The Indianapolis humorist Kin Hubbard said about Prohibition that it was "better than no liquor at all." Intoxicating liquors did not become lawful again until 1933. By then, the bootlegger Al Capone owned Chicago, and Joseph P. Kennedy, father of a murdered-President-to-be, was a multimillionaire.
At the daybreak that followed the opening of Joe Petro III's and my show in Denver, a Sunday, I awoke alone in a room in the oldest hotel there, the Oxford. I knew where I was and how I had gotten there. It wasn't as though I had been drunk as a hooty-owl on Grandfather's beer the night before.
I dressed and stepped outside. Nobody else I could see was up yet. There were no moving vehicles. If free will had chosen to kick in again at that moment, and I had been off balance and so fallen down, nobody would have run over me.
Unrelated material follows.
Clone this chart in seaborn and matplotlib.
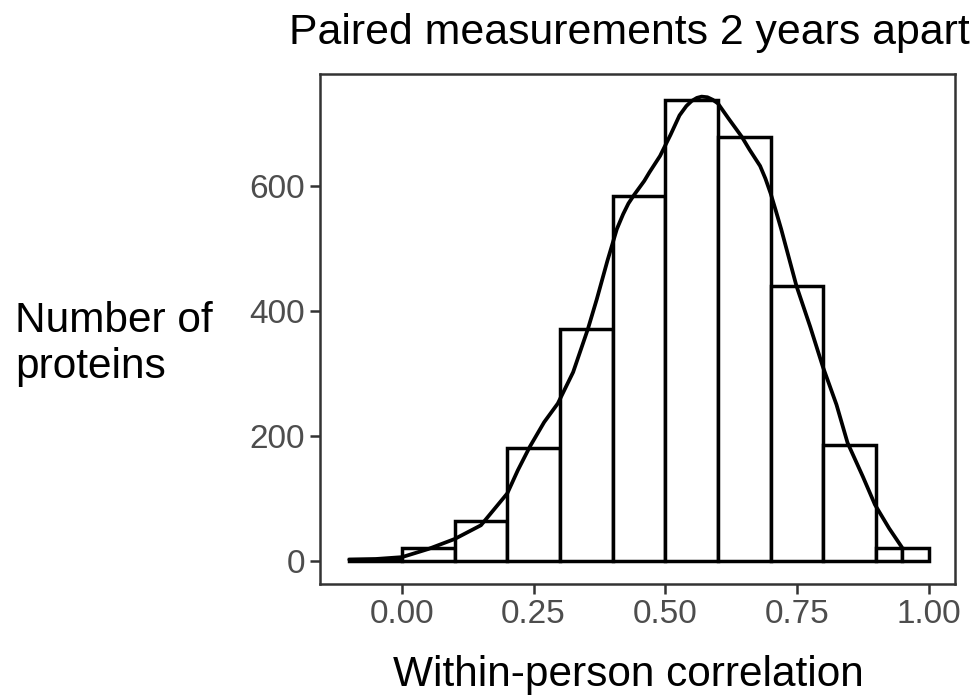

The best thing to be when free will kicks in, probably, is a Mbuti, a Pygmy in a rain forest in Zaire, Africa.
Two hun
dred yards from my hotel was the husk of what used to be the throbbing heart of the city, its turgid auricles and ventricles. I mean its passenger railroad station. It was completed in 1880. Only two trains a day stop there now.
I myself was antique enough to remember as terrific music the hissing and rolling thunder of steam locomotives, and their mournful whistles, and the metronomic clicks of wheels on joints in the rails, and the apparent rise and fall, thanks to the Doppler effect, of the pitch of warning bells at crossings.
I remembered labor history, too, because the first effective strikes by American working people for better pay, and more respect, and safer working conditions, were called against the railroads. And then against owners of coal mines and steel mills and textile mills, and on and on. Much blood was shed in what appeared to most members of my generation of American writers to be battles as worth fighting as any against a foreign enemy.
The optimism that infused so much of our writing was based on our belief that after Magna Carta, and then the Declaration of Independence, and then the Bill of Rights, and then the Emancipation Proclamation, and then Article XIX of the Constitution, which in 1920 entitled women to vote, some scheme for economic justice could also be devised. That was the logical next step.
And even in 1996, I in speeches propose the following amendments to the Constitution:
Article XXVIII: Every newborn shall be sincerely welcomed and cared for until maturity.
Article XXIX: Every adult who needs it shall be given meaningful work to do, at a living wage.
What we have created instead, as customers and employees and investors, is mountains of paper wealth so enormous that a handful of people in charge of them can take millions and billions for themselves without hurting anyone. Apparently.